One of the factors that almost stopped me from joining the research team was the fact that I was not a marketing major. As someone who studied organizational and strategic communication, I was worried that I would not have the theoretical framework or the knowledge to conduct marketing-focused research.
As I have worked through the years, I realized that a background in marketing was not mandatory in order to succeed. While some journal articles took me a little longer to breakdown and understand, I never felt that the work was impossible to grasp. In fact, gathering data and writing literature reviews actually improved my understanding on various concepts by applying theory and practice together.
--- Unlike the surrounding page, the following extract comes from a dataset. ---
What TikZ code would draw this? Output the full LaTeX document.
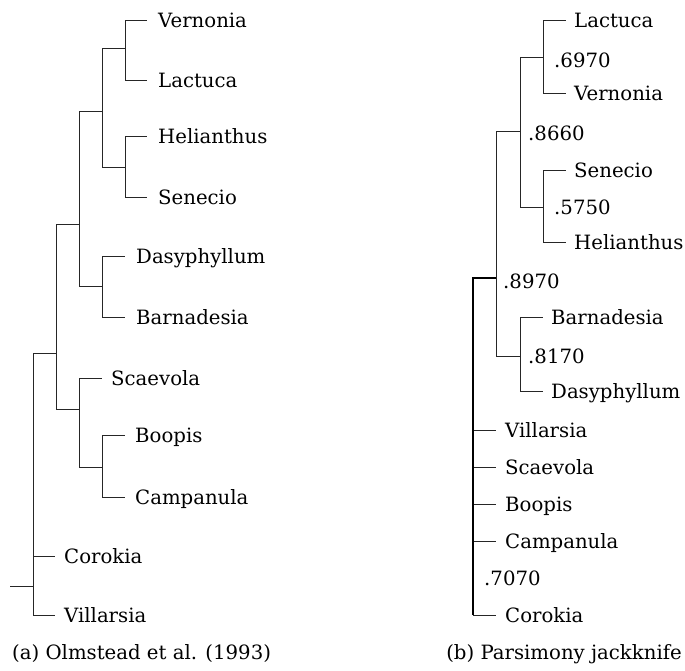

Taking on research in marketing has, much to my surprise, tied in very well with my communication coursework. The research work I have done on innovation district cities and their affiliated educational institutions has come in handy when selecting markets for campaign projects. My work on the impact of undergraduate research within DSS also allowed me to see the practical applications of the theories I studied in Interviewing and Career Management one year prior.
Diving head first into something new and different is always a little intimidating. I learnt though to simply accept opportunities and to learn as I go. Researching outside my field of study has taught me how impactful tying theory and practice together enhances learning. In addition, the experience proved to be surprisingly helpful in my own course and life endeavors.
To anyone who is worried about taking the leap into the cross-disciplinary work, I highly recommend making the effort; we never know how the dots may connect later down the road.